The dispersion is 90-100 degrees from 400Hz to 12Khz.


----------



## NBPk402

vidiot33 said:


> I wonder if changing the distance settings (setting them higher than they actually are) in the processor would be a possible solution to low ceilings.
> 
> Sent from my iPhone using HTShack


Don't know.


----------



## gdstupak

vidiot33 said:


> I wonder if changing the distance settings (setting them higher than they actually are) in the processor would be a possible solution to low ceilings.

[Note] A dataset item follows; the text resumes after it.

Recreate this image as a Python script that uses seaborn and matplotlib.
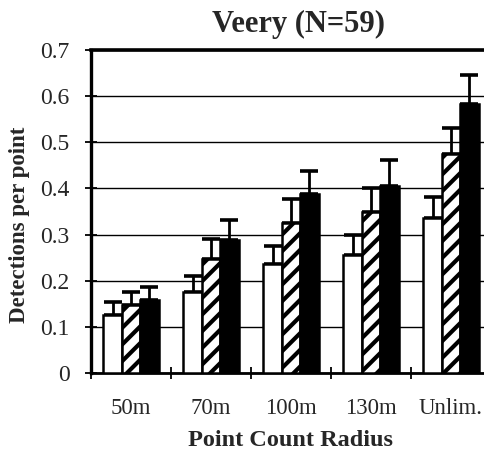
import matplotlib
matplotlib.use("Agg")
import matplotlib.pyplot as plt
import numpy as np
import pandas as pd
import seaborn as sns
from matplotlib.ticker import FixedLocator

# Detections per point by count radius, three count periods
radii = ["50m", "70m", "100m", "130m", "Unlim."]
periods = ["Period 1", "Period 2", "Period 3"]
means_p1 = [0.125, 0.176, 0.236, 0.255, 0.336]
means_p2 = [0.147, 0.246, 0.325, 0.348, 0.475]
means_p3 = [0.158, 0.288, 0.387, 0.405, 0.584]
se_p1 = [0.029, 0.034, 0.039, 0.044, 0.046]
se_p2 = [0.029, 0.045, 0.053, 0.052, 0.057]
se_p3 = [0.029, 0.043, 0.051, 0.056, 0.061]
y_ticks = [0, 0.1, 0.2, 0.3, 0.4, 0.5, 0.6, 0.7]
y_tick_labels = ["0", "0.1", "0.2", "0.3", "0.4", "0.5", "0.6", "0.7"]

df = pd.DataFrame({
    "radius": radii * 3,
    "period": sum([[p] * len(radii) for p in periods], []),
    "mean": means_p1 + means_p2 + means_p3,
    "se": se_p1 + se_p2 + se_p3,
})

sns.set_theme(style="white")
plt.rcParams["font.family"] = ["Liberation Serif", "DejaVu Serif"]
plt.rcParams["hatch.linewidth"] = 3.0

fig = plt.figure(figsize=(4.84, 4.51), dpi=100)
ax = fig.add_axes([91 / 484, 78 / 451, 400 / 484, 323 / 451])

sns.barplot(data=df, x="radius", y="mean", hue="period", order=radii,
            hue_order=periods, palette=["white", "white", "black"],
            width=0.69, errorbar=None, legend=False, ax=ax,
            edgecolor="black", linewidth=1.8, zorder=3)

# bars are ordered by hue then category
n = len(radii)
for i, bar in enumerate(ax.patches[:3 * n]):
    hue_idx = i // n
    cat_idx = i % n
    if hue_idx == 1:
        bar.set_hatch("//")
    m = df["mean"].iloc[hue_idx * n + cat_idx]
    s = df["se"].iloc[hue_idx * n + cat_idx]
    xc = bar.get_x() + bar.get_width() / 2
    ax.errorbar([xc], [m], yerr=[[0], [s]], fmt="none", ecolor="black",
                elinewidth=2.0, capsize=6.5, capthick=2.6, zorder=2)

ax.set_xlim(-0.5, 4.5)
ax.set_ylim(0, 0.7)
ax.set_yticks(y_ticks)
ax.set_yticklabels(y_tick_labels)
ax.yaxis.grid(True, color="black", linewidth=1.0, zorder=0)
ax.set_axisbelow(True)

ax.xaxis.set_minor_locator(FixedLocator(np.arange(-0.5, 5.0, 1.0)))
ax.tick_params(axis="x", which="major", length=0, pad=18, labelsize=16.5)
ax.tick_params(axis="x", which="minor", direction="inout", length=9,
               width=1.3, color="black", bottom=True)
ax.tick_params(axis="y", which="major", direction="inout", length=9,
               width=1.3, color="black", left=True, pad=11, labelsize=17)

for side in ["left", "bottom", "top"]:
    ax.spines[side].set_visible(True)
    ax.spines[side].set_color("black")
ax.spines["left"].set_linewidth(2.4)
ax.spines["bottom"].set_linewidth(2.0)
ax.spines["top"].set_linewidth(2.6)
ax.spines["right"].set_visible(False)

ax.set_xlabel("")
ax.set_ylabel("")
fig.text(290 / 484, 1 - 440 / 451, "Point Count Radius", ha="center",
         va="center", fontsize=17.5, fontweight="bold")
fig.text(20 / 484, 1 - 225 / 451, "Detections per point", ha="center",
         va="center", rotation=90, fontsize=16.5, fontweight="bold")
fig.text(299 / 484, 1 - 24 / 451, "Veery (N=59)", ha="center",
         va="center", fontsize=22, fontweight="bold")

fig.savefig("out.png", dpi=100)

Changing distance settings would change timing and (similar to changing gain settings) would throw off the correct balance of surround sound.


----------



## Peter Loeser

Although you're at the limit of a couple of the Dolby guidelines, I think your strategy is a good one. The 8320 will be nicely matched to your other speakers, which is always good. Mount them as planned and let your AVR do the calibration. I don't suggest changing the level or distance settings on the overhead speakers once the room correction has been done. It sounds like your listener level speakers are in a good position given the dimensions provided. I think your top fronts are far enough from the MLP - 8ft+ (line of sight) based on my estimates. You may end up wanting to angle them toward the MLP a tad. I'd say if the AVR compensates with an extreme level boost on those, make use of the built-in 20 degree mounting angle to aim them. You may also notice localization from the top rears, in which case I'd say it would be ok to manually dial back the level on those just a bit.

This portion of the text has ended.